The two extremes of the spectrum of opinion are, on one hand that the site should be levelled and returned to wilderness or grassland and on the other hand, the site could be used for a popular large scale development, enabling Eastbourne to recoup its investment and adding impetus to the local economy. To take a compromise "middle of the road" position endangers the effectiveness of the project as well as avoiding due consideration of the issues at stake. Zoning, if it is to work, offers a structured conclusion with no room for "please everyone a little but nobody a lot" outcomes.

If the Beachy Head cliff top is seen as a type 1,2 or 3 zone then the future of the site is obvious. The hotel should be removed and the area restored to grassland. If however the location is a 4 zone then some low level development may be appropriate. The location is not likely to ever be considered as a 5 zone.

The realistic designation of Beachy Head is either a type 3 or 4 zone. In either case a hotel or substantial commercial complex is inappropriate and this should jeopardise any intentions based on developing the earlier facilities.

Failure to follow the disciplines of such zoning presents a number of threats.

1) The "enhancement" by development of the tourist product will result in an increase in utilisation. This will not be sympathetic to the nature of the locality as reflected in the zoning determination.

2) Any increase in visitor numbers to the locality resulting from improvement of the facilities will precipitate a corresponding increase in the need for supportive infrastructure, whether it be improved roads or childrens play areas.

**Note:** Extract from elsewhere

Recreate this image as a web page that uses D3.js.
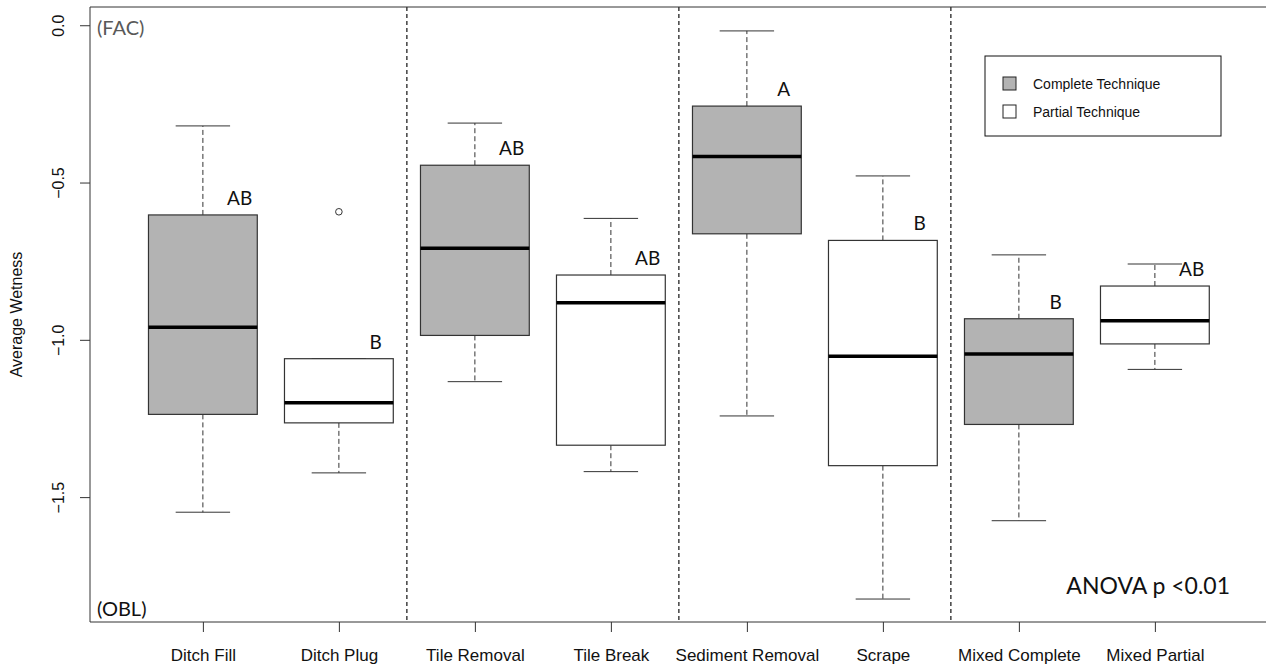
<!DOCTYPE html>
<html>
<head>
<meta charset="utf-8">
<script src="https://cdn.jsdelivr.net/npm/d3@7"></script>
<style>
  html, body { margin: 0; padding: 0; background: #fff; }
  svg { display: block; }
</style>
</head>
<body>
<svg id="chart" width="1266" height="667"></svg>
<script>
// Restoration techniques and their wetness summaries
const categories = ["Ditch Fill", "Ditch Plug", "Tile Removal", "Tile Break",
                    "Sediment Removal", "Scrape", "Mixed Complete", "Mixed Partial"];
const technique  = ["complete", "partial", "complete", "partial",
                    "complete", "partial", "complete", "partial"];
const whiskerLow  = [-1.548, -1.423, -1.133, -1.419, -1.242, -1.824, -1.575, -1.094];
const q1          = [-1.237, -1.264, -0.986, -1.335, -0.663, -1.400, -1.269, -1.013];
const medians     = [-0.960, -1.200, -0.709, -0.882, -0.417, -1.052, -1.045, -0.939];
const q3          = [-0.603, -1.060, -0.445, -0.794, -0.257, -0.684, -0.933, -0.829];
const whiskerHigh = [-0.320, -1.060, -0.311, -0.614, -0.018, -0.479, -0.730, -0.759];
const outliers    = [[], [-0.593], [], [], [], [], [], []];
const groupLetters = ["AB", "B", "AB", "AB", "A", "B", "B", "AB"];
const yTicks = [0.0, -0.5, -1.0, -1.5];
const legendItems = ["Complete Technique", "Partial Technique"];

const svg = d3.select("#chart");
const plotLeft = 90, plotTop = 7, plotBottom = 622, plotRight = 1300;

const x = d3.scaleLinear().domain([0.17, 0.17 + (plotRight - plotLeft) / 136]).range([plotLeft, plotRight]);
const y = d3.scaleLinear().domain([-1.897, 0.058]).range([plotBottom, plotTop]);
const step = x(2) - x(1);
const boxW = step * 0.8;
const capW = boxW * 0.5;
const fillFor = t => t === "complete" ? "#b3b3b3" : "#ffffff";

const data = categories.map((c, i) => ({
  name: c, pos: i + 1, tech: technique[i],
  lo: whiskerLow[i], q1: q1[i], med: medians[i], q3: q3[i], hi: whiskerHigh[i],
  out: outliers[i], letter: groupLetters[i]
}));

// Dashed separators between technique pairs
svg.append("g").selectAll("line").data([2.5, 4.5, 6.5]).join("line")
  .attr("x1", d => x(d)).attr("x2", d => x(d))
  .attr("y1", plotTop).attr("y2", plotBottom)
  .attr("stroke", "#111").attr("stroke-width", 1.2)
  .attr("stroke-dasharray", "4,3");

// Boxplots
const g = svg.append("g").selectAll("g").data(data).join("g");

g.append("line") // upper whisker
  .attr("x1", d => x(d.pos)).attr("x2", d => x(d.pos))
  .attr("y1", d => y(d.q3)).attr("y2", d => y(d.hi))
  .attr("stroke", "#333").attr("stroke-dasharray", "5,3");
g.append("line") // lower whisker
  .attr("x1", d => x(d.pos)).attr("x2", d => x(d.pos))
  .attr("y1", d => y(d.q1)).attr("y2", d => y(d.lo))
  .attr("stroke", "#333").attr("stroke-dasharray", "5,3");
g.append("line") // staples
  .attr("x1", d => x(d.pos) - capW / 2).attr("x2", d => x(d.pos) + capW / 2)
  .attr("y1", d => y(d.hi)).attr("y2", d => y(d.hi))
  .attr("stroke", "#333");
g.append("line")
  .attr("x1", d => x(d.pos) - capW / 2).attr("x2", d => x(d.pos) + capW / 2)
  .attr("y1", d => y(d.lo)).attr("y2", d => y(d.lo))
  .attr("stroke", "#333");
g.append("rect")
  .attr("x", d => x(d.pos) - boxW / 2).attr("width", boxW)
  .attr("y", d => y(d.q3)).attr("height", d => y(d.q1) - y(d.q3))
  .attr("fill", d => fillFor(d.tech))
  .attr("stroke", "#333").attr("stroke-width", 1.2);
g.append("line") // median
  .attr("x1", d => x(d.pos) - boxW / 2).attr("x2", d => x(d.pos) + boxW / 2)
  .attr("y1", d => y(d.med)).attr("y2", d => y(d.med))
  .attr("stroke", "#000").attr("stroke-width", 3.5);
g.selectAll("circle").data(d => d.out.map(v => ({ pos: d.pos, v }))).join("circle")
  .attr("cx", d => x(d.pos)).attr("cy", d => y(d.v)).attr("r", 3.3)
  .attr("fill", "none").attr("stroke", "#333").attr("stroke-width", 1);

// Significance letters
g.append("text")
  .attr("x", d => x(d.pos) + step * 0.27)
  .attr("y", d => y(d.q3) - 10)
  .attr("text-anchor", "middle")
  .attr("font-family", "Lato, 'Open Sans', sans-serif")
  .attr("font-size", 19).attr("fill", "#111")
  .text(d => d.letter);

// Axes
const yAxis = d3.axisLeft(y).tickValues(yTicks).tickFormat(d3.format(".1f")).tickSize(10).tickSizeOuter(0);
const yg = svg.append("g").attr("transform", `translate(${plotLeft},0)`).call(yAxis);
yg.select(".domain").attr("stroke", "#333").attr("d", `M0,${plotTop}V${plotBottom}`);
yg.selectAll(".tick line").attr("stroke", "#333");
yg.selectAll(".tick text")
  .attr("font-family", "'Liberation Sans', Arial, sans-serif").attr("font-size", 16)
  .attr("fill", "#111")
  .attr("transform", "translate(-32,0) rotate(-90)")
  .attr("x", 0).attr("dy", "0.35em").attr("text-anchor", "middle");

const xAxis = d3.axisBottom(x).tickValues(d3.range(1, categories.length + 1))
  .tickFormat(i => categories[i - 1]).tickSize(10).tickSizeOuter(0);
const xg = svg.append("g").attr("transform", `translate(0,${plotBottom})`).call(xAxis);
xg.select(".domain").attr("stroke", "#333").attr("d", `M${plotLeft},0H${plotRight}`);
xg.selectAll(".tick line").attr("stroke", "#333");
xg.selectAll(".tick text")
  .attr("font-family", "'Liberation Sans', Arial, sans-serif").attr("font-size", 17)
  .attr("fill", "#111").attr("y", 39).attr("dy", "0");

// Top frame line
svg.append("line").attr("x1", plotLeft).attr("x2", plotRight).attr("y1", plotTop).attr("y2", plotTop)
  .attr("stroke", "#333");

// Y axis title
svg.append("text")
  .attr("transform", `translate(22,${(plotTop + plotBottom) / 2}) rotate(-90)`)
  .attr("text-anchor", "middle")
  .attr("font-family", "'Liberation Sans', Arial, sans-serif").attr("font-size", 16)
  .attr("fill", "#111").text("Average Wetness");

// Scale end notes
svg.append("text").attr("x", 97).attr("y", 35)
  .attr("font-family", "Lato, sans-serif").attr("font-size", 20).attr("fill", "#595959")
  .text("(FAC)");
svg.append("text").attr("x", 97).attr("y", 616)
  .attr("font-family", "Lato, sans-serif").attr("font-size", 20).attr("fill", "#111")
  .text("(OBL)");
svg.append("text").attr("x", 1230).attr("y", 594).attr("text-anchor", "end")
  .attr("font-family", "Lato, sans-serif").attr("font-size", 23).attr("fill", "#111")
  .text("ANOVA p <0.01");

// Legend
const lg = svg.append("g").attr("transform", "translate(985,56)");
lg.append("rect").attr("width", 236).attr("height", 80)
  .attr("fill", "#fff").attr("stroke", "#111").attr("stroke-width", 1);
const li = lg.selectAll("g.item").data(legendItems).join("g").attr("class", "item")
  .attr("transform", (d, i) => `translate(18,${21 + i * 28})`);
li.append("rect").attr("width", 13).attr("height", 13)
  .attr("fill", (d, i) => i === 0 ? fillFor("complete") : fillFor("partial"))
  .attr("stroke", "#222");
li.append("text").attr("x", 30).attr("y", 12)
  .attr("font-family", "'Liberation Sans', Arial, sans-serif").attr("font-size", 14)
  .attr("fill", "#111").text(d => d);
</script>
</body>
</html>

3) Any low level development along the lines proposed for a type 4 zone will necessarily have to accommodate the existing building and facilities. As these are not sympathetic to the nature of the Downland a major refurbishment, comparable to a complete rebuild will be inevitable. As the building will be effectively demolished it may as well be located in a more appropriate 5 zone or peripheral area locality, where such developments are actively sought as part of a proactive tourism and economic development policy.

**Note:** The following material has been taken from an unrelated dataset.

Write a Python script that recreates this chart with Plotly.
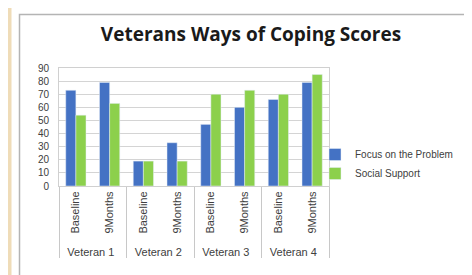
import plotly.graph_objects as go

veterans = ["Veteran 1", "Veteran 1", "Veteran 2", "Veteran 2",
            "Veteran 3", "Veteran 3", "Veteran 4", "Veteran 4"]
periods = ["Baseline", "9Months", "Baseline", "9Months",
           "Baseline", "9Months", "Baseline", "9Months"]
focus_problem = [73, 79, 19, 33, 47, 60, 66, 79]
social_support = [54, 63, 19, 19, 70, 73, 70, 85]
y_ticks = [0, 10, 20, 30, 40, 50, 60, 70, 80, 90]

W, H = 472, 275
L, R, T, B = 51, 321, 60, 178

def px(x):
    return (x - L) / (R - L)

def py(y):
    return (B - y) / (B - T)

fig = go.Figure()
fig.add_trace(go.Bar(x=[veterans, periods], y=focus_problem, name="Focus on the Problem",
                     marker_color="#4472c4", legendgroup="a"))
fig.add_trace(go.Bar(x=[veterans, periods], y=social_support, name="Social Support",
                     marker_color="#8cd04c", legendgroup="b"))

shapes = [
    dict(type="rect", xref="paper", yref="paper", x0=px(0), x1=px(3.5), y0=py(H), y1=py(0),
         fillcolor="#efdcb8", line_width=0, layer="below"),
    dict(type="rect", xref="paper", yref="paper", x0=px(11.5), x1=px(480), y0=py(290), y1=py(6.5),
         line=dict(color="#b4b4b4", width=1.5), fillcolor="rgba(0,0,0,0)", layer="below"),
]

fig.update_layout(
    width=W, height=H,
    margin=dict(l=L, r=W - R, t=T, b=H - B),
    paper_bgcolor="white", plot_bgcolor="white",
    font=dict(family="Liberation Sans, Arial", color="#404040"),
    title=dict(text="<b>Veterans Ways of Coping Scores</b>", x=243 / W, xanchor="center",
               y=1 - 26 / H, yanchor="middle",
               font=dict(family="Open Sans", size=19, color="#1a1a1a")),
    barmode="group", bargap=0.4, bargroupgap=0,
    showlegend=True,
    legend=dict(x=px(307), y=py(132), xanchor="left", yanchor="top",
                font=dict(size=10, color="#404040"), tracegroupgap=0,
                itemwidth=30, bgcolor="rgba(0,0,0,0)"),
    shapes=shapes,
)
fig.update_yaxes(range=[0, 90], tickvals=y_ticks, showgrid=True, gridcolor="#d4d4d4",
                 gridwidth=1, tickfont=dict(size=10, color="#404040"), zeroline=False,
                 showline=True, linecolor="#d0d0d0", ticks="", mirror=True,
                 ticklabelstandoff=7)
fig.update_xaxes(type="multicategory", tickangle=-90, showdividers=True,
                 dividercolor="#c8c8c8", dividerwidth=1, tickfont=dict(size=11, color="#404040"),
                 showline=True, linecolor="#d0d0d0", mirror=True)

fig.write_html("out.html")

In view of the above arguments it would suggest that the Beachy Head Hotel is an example of inappropriate development. This view is endorsed by experiencing the new restaurant facilities. The crowds that now congregate to dine on Beachy Head could enjoy a comparable experience in many other locations; it is not necessary to use a prime and special location for what is essentially an indoors experience devoid of natural Downland stimuli.

Golf Courses are increasing in popularity as an alternative commercial use for the landscape and any open tract of countryside provides a suitable target for the developers intentions. Foxbridge golf course, a new development situated on the "unspoiled" Weald at Plaistow utilises 25 ha of redundant farmland for a 9 hole course. The facilities provide for 350 club members.[25] Would such facilities be appropriate for the Downland?

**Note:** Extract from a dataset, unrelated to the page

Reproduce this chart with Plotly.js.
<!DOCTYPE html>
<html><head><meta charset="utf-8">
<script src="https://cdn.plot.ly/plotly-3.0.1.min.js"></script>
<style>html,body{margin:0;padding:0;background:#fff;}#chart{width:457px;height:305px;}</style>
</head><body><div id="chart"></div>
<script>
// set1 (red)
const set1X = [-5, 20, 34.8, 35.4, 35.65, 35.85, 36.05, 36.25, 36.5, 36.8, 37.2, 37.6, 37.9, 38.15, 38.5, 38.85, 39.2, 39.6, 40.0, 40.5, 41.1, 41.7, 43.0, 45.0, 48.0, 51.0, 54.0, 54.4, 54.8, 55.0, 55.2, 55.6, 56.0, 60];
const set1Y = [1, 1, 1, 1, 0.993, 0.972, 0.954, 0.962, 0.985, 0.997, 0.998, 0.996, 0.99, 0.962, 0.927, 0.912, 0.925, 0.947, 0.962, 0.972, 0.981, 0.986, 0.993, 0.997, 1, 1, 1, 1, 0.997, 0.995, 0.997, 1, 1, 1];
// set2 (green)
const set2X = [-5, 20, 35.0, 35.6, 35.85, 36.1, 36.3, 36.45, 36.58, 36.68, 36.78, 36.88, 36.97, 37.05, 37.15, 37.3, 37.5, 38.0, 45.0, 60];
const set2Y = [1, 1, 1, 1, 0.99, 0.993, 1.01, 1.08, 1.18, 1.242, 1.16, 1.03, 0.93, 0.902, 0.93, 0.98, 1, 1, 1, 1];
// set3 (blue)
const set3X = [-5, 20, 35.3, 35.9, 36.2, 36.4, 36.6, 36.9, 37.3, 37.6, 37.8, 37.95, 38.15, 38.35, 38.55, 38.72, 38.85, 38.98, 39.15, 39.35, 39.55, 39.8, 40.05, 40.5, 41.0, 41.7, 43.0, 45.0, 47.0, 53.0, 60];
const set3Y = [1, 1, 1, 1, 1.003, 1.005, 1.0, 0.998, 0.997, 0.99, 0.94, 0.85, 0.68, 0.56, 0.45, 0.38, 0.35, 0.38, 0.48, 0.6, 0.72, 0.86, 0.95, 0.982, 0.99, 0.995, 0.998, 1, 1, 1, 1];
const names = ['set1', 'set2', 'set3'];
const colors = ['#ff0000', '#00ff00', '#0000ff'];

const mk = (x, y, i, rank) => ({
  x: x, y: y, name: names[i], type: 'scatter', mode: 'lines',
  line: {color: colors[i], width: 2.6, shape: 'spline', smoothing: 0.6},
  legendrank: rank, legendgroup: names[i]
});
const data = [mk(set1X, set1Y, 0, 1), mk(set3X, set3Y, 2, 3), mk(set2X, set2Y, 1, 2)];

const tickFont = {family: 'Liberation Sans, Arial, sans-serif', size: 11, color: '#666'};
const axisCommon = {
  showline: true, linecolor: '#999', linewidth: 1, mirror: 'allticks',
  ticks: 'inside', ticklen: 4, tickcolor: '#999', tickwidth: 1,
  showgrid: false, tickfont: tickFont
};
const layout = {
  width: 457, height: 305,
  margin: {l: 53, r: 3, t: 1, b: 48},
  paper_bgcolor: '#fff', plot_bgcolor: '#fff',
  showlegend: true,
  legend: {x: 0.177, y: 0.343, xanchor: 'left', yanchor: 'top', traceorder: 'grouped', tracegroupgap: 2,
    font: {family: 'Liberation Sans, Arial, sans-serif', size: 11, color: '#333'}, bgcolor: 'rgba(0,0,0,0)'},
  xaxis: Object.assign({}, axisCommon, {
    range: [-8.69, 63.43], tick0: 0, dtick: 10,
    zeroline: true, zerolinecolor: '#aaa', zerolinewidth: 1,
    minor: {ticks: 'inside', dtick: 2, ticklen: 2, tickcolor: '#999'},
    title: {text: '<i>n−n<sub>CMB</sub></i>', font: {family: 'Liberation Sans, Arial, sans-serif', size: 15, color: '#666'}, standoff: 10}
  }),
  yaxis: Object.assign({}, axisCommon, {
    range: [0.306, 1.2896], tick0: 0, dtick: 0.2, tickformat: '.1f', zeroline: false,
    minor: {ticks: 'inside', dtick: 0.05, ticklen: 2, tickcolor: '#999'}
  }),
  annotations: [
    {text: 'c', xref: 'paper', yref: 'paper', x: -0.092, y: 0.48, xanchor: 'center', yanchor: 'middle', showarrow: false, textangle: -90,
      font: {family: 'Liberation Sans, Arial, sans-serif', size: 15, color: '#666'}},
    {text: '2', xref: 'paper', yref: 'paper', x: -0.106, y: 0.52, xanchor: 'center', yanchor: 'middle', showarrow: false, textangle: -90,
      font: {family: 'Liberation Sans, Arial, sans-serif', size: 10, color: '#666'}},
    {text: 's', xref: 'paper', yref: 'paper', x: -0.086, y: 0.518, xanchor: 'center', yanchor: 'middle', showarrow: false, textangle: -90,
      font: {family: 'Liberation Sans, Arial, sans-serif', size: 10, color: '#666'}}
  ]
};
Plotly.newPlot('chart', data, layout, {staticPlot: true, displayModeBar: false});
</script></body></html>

Without the benefit of defined zones, the debate inevitably ranges across general planning issues, visual impact, access, etc. Within the ESCC and WSCC Structure Plans there is no presumption against golf courses and this suggests that they are generally considered appropriate for the Downland. As a result Lewes Golf Club recently won its battle to build a new UK pounds 500,000 clubhouse on the Downs above the Town.[26]

Given the tight imposition of a zoning policy relating to the Downland, the debate as to whether the Golf Course complied with conservation principals may well have had a different outcome. The establishment of organised sporting facility infrastructure and buildings on the Downland would have been inappropriate and the development of the club house would have to be located elsewhere. Had the course itself been new, the changing of the surface features would also have offended the principals of all but the 5 zone policy thus suggesting that the entire facility would be better located outside the protected area where it should be welcomed as a valuable investment in the local economy.

Such an enlightened approach to rural development through an environmental zoning policy would have considerably eased the passage of the Spathams Lane golf club application, also in the Lewes District. The site is off the Downland, north of Ditchling, visible at some distance from the Downs and on the outskirts of the village. The original application for an 18 hole course dates back to 1989 and after refusal was allowed on appeal.[27] The grounds for refusal were that it detracted from the setting of a Grade 2 farm house, was a hazard for footpaths, did not use existing buildings, was outside the structure plan guidelines and had a negative environmental effect. Subsequent amendments to the proposals overcame many of the planning problems. Vociferous objections from the parish and the continual amendments resulted in a complex and costly inquiry with most participants confused as to the status of the proposals.[28]

The golf course is going ahead with further building amendments still under consideration by Lewes Planning Dept. If the proposal had been considered in the light of a clear zoning policy, this legitimate reuse for redundant farmland would perhaps have been more enthusiastically received. It is necessary to find alternative green uses for farmland which represents a large capital investment by the farmer, an issue discussed in Chapter 14. Visually, golf courses are potentially as, if not more, attractive than many traditional Wealden farm landscapes. The siting does not therefore detract from the prime special landscape of the Downland, and the quality of rural life will be enhanced through jobs and improved leisure facilities.

Golf courses, although complying with the objectives of quiet recreation and economic development, nevertheless can be seen as inappropriate in the context of a zoning policy for the majority of the Downland but potentially can make an important contribution to the reuse of redundant farmland near the Downs.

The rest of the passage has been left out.